Le zuppe, comprese quelle di patate, di patate dolci, e di fagioli vari, sono comunissime sulle tavole peruviane: fra di esse segnaliamo le “sopas de tarwi”, fatte con il lupino delle Ande. Il mais si usa ovviamente per farine e impasti vari, come pannocchia da sgranocchiare, come contorno di semi lessati, e per la chicha; ma è curioso che i grani di mais tostati e salati, che costituiscono il classico antipasto dei Peruviani da tempo immemorabile (la loro “cancha”), li ritroviamo oggi, pari pari, fra gli snacks che ci propongono i locali da aperitivo dell’Occidente.

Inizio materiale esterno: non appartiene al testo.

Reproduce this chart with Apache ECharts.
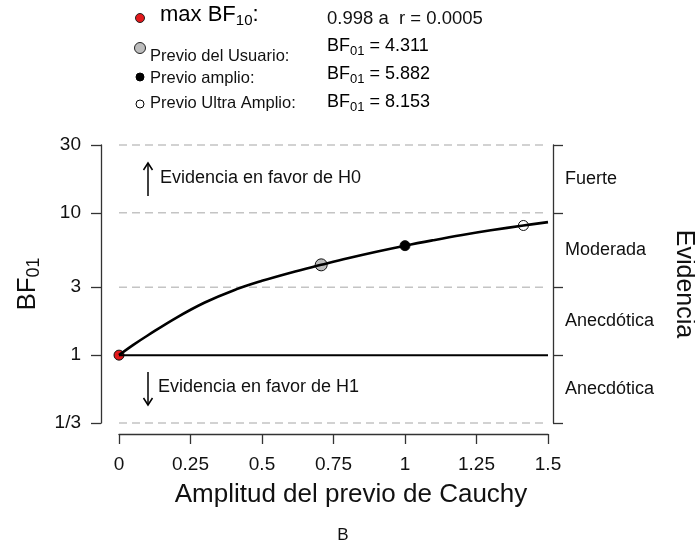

Dalla zona centrale del Peru, ma in seguito diffusasi anche nei dintorni, ci giunge la ricetta della pachamanca; più che un piatto, è in realtà un modo di cucinare, che ho trovato anche altrove (in Cile meridionale, ad esempio, si prepara in modo analogo il “curanto”). “Pachamanca” significa “pentola di terra”: in una sorta di rito comunitario, si fa un buco profondo per terra, ci si buttano pietre roventi prese dal falò, la carne, le patate, le patate dolci e le spezie fra cui l’immancabile peperoncino, e si lascia a cucinare almeno due ore, se non di più. Vi garantisco che il cibo così cotto non perde nulla del suo sapore e neppure del suo potere calorico.

Per digerire questi piatti non certo leggeri, niente di meglio che una buona sorsata di chicha; la più apprezzata è la chicha morada, servita fredda, ottenuta dal mais della varietà morado, a cui si aggiunge ananas, lime e zucchero di canna.

Il liquore indiscutibilmente più peruviano è però il pisco, un distillato di uva (Vitis vinifera) che risale ai tempi della dominazione spagnola: i “piskos” erano i recipienti di terracotta allora in uso presso le popolazioni locali, dove dunque per la prima volta i Conquistadores conservarono la preziosa bevanda alcolica; così il nome del contenitore passò a quella dal contenuto. Ci sono almeno quattro tipi diversi di pisco prodotti oggi in Peru, ma il più famoso è forse il quinto, quel pisco sour che non sfigura affatto fra i più importanti coktail del mondo: pisco, succo di lime, sciroppo di zucchero, ghiaccio in cubetti, una chiara d’uovo e due gocce di angostura ne fanno la ricetta originale.